There's even a scene featuring a textbook example of what Julia Serano calls "trans-misogyny," the use of a trans woman character to belittle women more generally. FBI special agent Denise Bryson, depicted as a "cross-dresser" (for lack of a better term) in the original series, reappears here, now having transitioned explicitly. In that scene, Gordon Cole, tellingly played by Lynch himself, makes a point of saying that he supported Denise's transition all along, a rather gratuitous statement that seems to primarily exist to position Lynch as being on the right side of history. Fine, whatever.
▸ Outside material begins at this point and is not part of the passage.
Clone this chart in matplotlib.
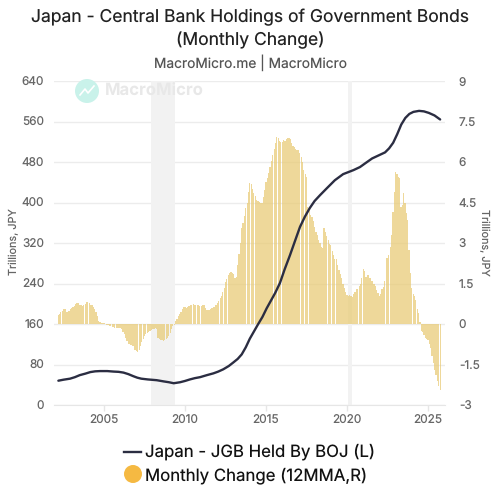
import numpy as np
import matplotlib
matplotlib.use("Agg")
import matplotlib.pyplot as plt
from matplotlib.lines import Line2D
from matplotlib.patches import Circle

plt.rcParams['font.family'] = ['Inter', 'DejaVu Sans']
plt.rcParams['text.hinting'] = 'no_hinting'
plt.rcParams['text.hinting_factor'] = 1

TITLE = "Japan - Central Bank Holdings of Government Bonds\n(Monthly Change)"
SUBTITLE = "MacroMicro.me | MacroMicro"
LEFT_TICKS = [0, 80, 160, 240, 320, 400, 480, 560, 640]
RIGHT_TICKS = [-3, -1.5, 0, 1.5, 3, 4.5, 6, 7.5, 9]
RIGHT_LABELS = ["-3", "-1.5", "0", "1.5", "3", "4.5", "6", "7.5", "9"]
YEAR_TICKS = [2005, 2010, 2015, 2020, 2025]
SHADED_PERIODS = [(2007.9, 2009.4), (2020.08, 2020.3)]

# Monthly change, 12-month average, trillions of yen: March 2002 to October 2025
change_by_year = [
    [.33, .38, .45, .5, .55, .55, .45, .45, .5, .55],
    [.58, .62, .68, .75, .78, .77, .72, .7, .68, .72, .75, .8],
    [.82, .78, .72, .7, .62, .55, .45, .3, .12, .08, .05, .04],
    [.02, -.01, -.03, -.03, -.06, -.08, -.1, -.12, -.13, -.13, -.15, -.16],
    [-.15, -.2, -.3, -.38, -.5, -.62, -.75, -.75, -.78, -.8, -.82, -.95],
    [-1.0, -1.02, -.95, -.8, -.65, -.55, -.45, -.38, -.32, -.28, -.25, -.22],
    [-.2, -.18, -.15, -.17, -.5, -.55, -.6, -.6, -.62, -.6, -.55, -.5],
    [-.45, -.35, -.2, -.08, -.02, .1, .2, .3, .38, .45, .55, .62],
    [.62, .6, .62, .65, .72, .72, .73, .72, .72, .7, .7, .68],
    [.68, .7, .72, .6, .52, .52, .52, .55, .58, .62, .64, .7],
    [.78, .85, .95, 1.05, 1.2, 1.35, 1.55, 1.68, 1.8, 1.9, 1.92, 1.9],
    [1.85, 1.7, 1.75, 2.2, 2.6, 3.0, 3.55, 3.75, 4.0, 4.3, 4.5, 4.9],
    [5.23, 5.2, 5.0, 4.85, 4.75, 4.6, 4.55, 4.53, 4.5, 4.5, 4.7, 4.95],
    [5.25, 5.4, 5.6, 5.8, 6.05, 6.25, 6.5, 6.7, 6.94, 6.88, 6.78, 6.75],
    [6.75, 6.8, 6.78, 6.85, 6.88, 6.88, 6.85, 6.7, 6.6, 6.55, 6.5, 6.45],
    [6.44, 6.35, 6.2, 6.0, 5.7, 5.55, 5.45, 4.35, 4.2, 4.05, 3.95, 3.8],
    [3.6, 3.42, 3.3, 3.1, 3.0, 2.85, 2.8, 3.54, 3.4, 3.25, 3.1, 2.95],
    [2.93, 2.7, 2.55, 2.4, 2.4, 2.2, 2.0, 1.85, 1.7, 1.5, 1.35, 1.2],
    [1.07, 1.05, 1.07, 1.05, 1.0, 1.1, 1.2, 1.28, 1.3, 1.4, 1.5, 1.7],
    [2.05, 1.95, 1.75, 1.8, 1.8, 1.7, 1.6, 1.6, 1.5, 1.4, 1.25, 1.15],
    [1.05, 1.1, 1.3, 1.38, 1.6, 2.45, 2.45, 2.55, 2.85, 3.3, 4.16, 4.9],
    [5.64, 5.55, 5.45, 5.4, 4.35, 4.4, 4.84, 4.5, 4.1, 3.85, 2.75, 1.9],
    [1.35, 1.1, 1.05, .9, .55, .4, .09, -.25, -.3, -.4, -.5, -.55],
    [-.6, -.75, -.9, -1.2, -1.46, -1.7, -1.9, -2.1, -2.3, -2.44],
]
change_values = [v for year in change_by_year for v in year]
change_dates = [2002 + (2 + i) / 12 for i in range(len(change_values))]

# JGB holdings, trillions of yen
holding_dates = [
    2002.18, 2002.5, 2002.9, 2003.2, 2003.5, 2003.85, 2004.15, 2004.45, 2004.75,
    2005.2, 2005.6, 2005.9, 2006.2, 2006.5, 2006.8, 2007.05, 2007.3, 2007.7,
    2008.25, 2008.7, 2009.0, 2009.3, 2009.7, 2010.0, 2010.3, 2010.6, 2010.93,
    2011.35, 2011.75, 2012.05, 2012.36, 2012.7, 2012.98, 2013.25, 2013.5, 2013.75,
    2014.0, 2014.25, 2014.5, 2014.78, 2015.04, 2015.3, 2015.56, 2015.86, 2016.15,
    2016.48, 2016.8, 2017.1, 2017.4, 2017.7, 2018.0, 2018.35, 2018.75, 2019.25,
    2019.76, 2020.0, 2020.4, 2020.8, 2021.15, 2021.55, 2021.95,
    2022.35, 2022.6, 2022.85, 2023.1, 2023.35, 2023.6, 2023.85, 2024.1, 2024.45,
    2024.75, 2025.05, 2025.4, 2025.75,
]
holding_values = [
    48, 50, 52, 55, 59, 62, 65, 66.5, 67,
    67, 66, 65.5, 64, 61, 57, 54, 52, 50.5,
    49, 46.5, 45, 43, 45, 47.5, 50.5, 53, 55,
    59, 62.5, 66, 70.5, 77, 84, 91, 100, 114,
    131, 145, 159, 174, 191, 206, 221, 241, 268,
    296, 325, 352, 372, 389, 403, 415, 428, 444,
    456, 459, 464, 470, 478, 487, 493,
    499, 507, 518, 535, 554, 567, 575, 579, 581,
    580, 577, 572, 564,
]

fig = plt.figure(figsize=(5, 5), dpi=100, facecolor="white")
ax2 = fig.add_axes([54 / 500, 1 - 405 / 500, 391 / 500, 324 / 500])
ax = ax2.twinx()

# Right-hand scale: shaded periods, gridlines and the change bars sit underneath
ax2.set_axisbelow(True)
for start, end in SHADED_PERIODS:
    ax2.axvspan(start, end, color="#f2f2f2", lw=0, zorder=1)
ax2.set_xlim(2001.91, 2026.05)
ax2.set_xticks(YEAR_TICKS)
ax2.set_ylim(-3, 9)
ax2.set_yticks(RIGHT_TICKS)
ax2.set_yticklabels(RIGHT_LABELS)
ax2.yaxis.tick_right()
ax2.yaxis.grid(True, color="#ececec", lw=1, zorder=2)
ax2.tick_params(axis="y", length=0, labelsize=8.5, labelcolor="#666666", pad=10)
ax2.tick_params(axis="x", length=4, width=1, color="#e6e6e6", labelsize=8.5,
                labelcolor="#666666", pad=3)
for side in ("top", "left", "right"):
    ax2.spines[side].set_visible(False)
ax2.spines["bottom"].set_color("#e6e6e6")
ax2.bar(change_dates, change_values, width=0.9 / 12, color="#e8ca73", alpha=0.72,
        lw=0, zorder=3)

# Left-hand scale: holdings line on top
ax.yaxis.tick_left()
ax.set_ylim(0, 640)
ax.set_yticks(LEFT_TICKS)
ax.tick_params(axis="y", length=0, labelsize=8.5, labelcolor="#666666", pad=7)
for side in ax.spines:
    ax.spines[side].set_visible(False)
ax.patch.set_alpha(0)
ax.plot(holding_dates, holding_values, color="#2b2d42", lw=1.7, zorder=5,
        solid_capstyle="round", solid_joinstyle="round")

fig.text(0.5, 1 - 17 / 500, TITLE.split("\n")[0], ha="center", va="center",
         fontsize=12.6, color="#222222")
fig.text(0.5, 1 - 40 / 500, TITLE.split("\n")[1], ha="center", va="center",
         fontsize=12.6, color="#222222")
fig.text(0.5, 1 - 63 / 500, SUBTITLE, ha="center", va="center", fontsize=9.9,
         color="#555555")
fig.text(14 / 500, 1 - 242 / 500, "Trillions, JPY", rotation=90, ha="center",
         va="center", fontsize=7.8, color="#666666")
fig.text(484 / 500, 1 - 242 / 500, "Trillions, JPY", rotation=270, ha="center",
         va="center", fontsize=7.8, color="#666666")

# Brand mark in the upper left of the plot
fig.add_artist(Circle((87 / 500, 1 - 91 / 500), 12 / 500, color="#c9f2ea", lw=0,
                      transform=fig.transFigure))
fig.add_artist(Line2D([80 / 500, 85 / 500, 88 / 500, 94 / 500],
                      [1 - 95 / 500, 1 - 89 / 500, 1 - 93 / 500, 1 - 86 / 500],
                      color="white", lw=1.2, transform=fig.transFigure))
fig.text(105 / 500, 1 - 91 / 500, "MacroMicro", ha="left", va="center", fontsize=12,
         fontweight="bold", color="#e8e8e8")

fig.add_artist(Line2D([124 / 500, 141 / 500], [1 - 452 / 500] * 2, color="#2b2d42",
                      lw=1.7, transform=fig.transFigure))
fig.add_artist(Circle((133 / 500, 1 - 474 / 500), 9 / 500, color="#f5b942", lw=0,
                      transform=fig.transFigure))
fig.text(145 / 500, 1 - 452 / 500, "Japan - JGB Held By BOJ (L)", ha="left",
         va="center", fontsize=12.1, color="#111111")
fig.text(145 / 500, 1 - 476 / 500, "Monthly Change (12MMA,R)", ha="left",
         va="center", fontsize=12.1, color="#111111")

fig.savefig("out.png", dpi=100)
But the rest of the scene is largely an extended joke about how Denise is menopausal. Because... middle-aged women, amiright? Always with the hot flashes, haha! This is projecting onto trans women something that they don't, in reality, experience, and then using that projection to make fun of the women who actually do experience it. Why, David? Why?
Are there things I enjoyed in this series anyway? Sure. Some of the funniest moments in Lynch's catalog are to be found here, and some of the strangest as well. The final episode, in which the entire saga comes full circle in an unexpected and deeply unsettling way, is so satisfying that it tempted me to push this up to a full four stars. And, of course, the notorious Episode 8, which is as deeply bizarre as its reputation holds. I can't overstate how great it is to watch Kyle MacLachlan calmly take on a gangster who's an undefeated arm-wrestling champ, or to see Dr. Jacoby's new persona as "Dr. Amp," a bombastic vlogger who screams about the government from a secluded mountain cabin. And even just the overall effect of the thing; where else are you going to find eighteen episodes of "what the hell was that?"
Also, for whatever it's worth, but this series has some of the most crisp, impeccable photography I've ever seen, or at least it does on Blu-Ray. I'm guessing this is probably due to high-grade digital cameras, but seriously, I can't overstate how good this looks, better even than most films made with ostensibly similar equipment.
So... Twin Peaks: The Return. I'm really conflicted about it. It's trying to be something completely new, but with a lead weight labeled "Twin Peaks Reunion" chained to its leg. It has a lot of good scenes, but they're counterbalanced by scenes that are gratuitously mean-spirited and unpleasant. There's nothing else like it, but that's not always a positive thing. There are parts of it I like a lot. There are parts of it that I wish had never been put to film. I guess the good outweighs the bad ultimately, but the fact that I have to hedge this statement with "I guess" says a lot.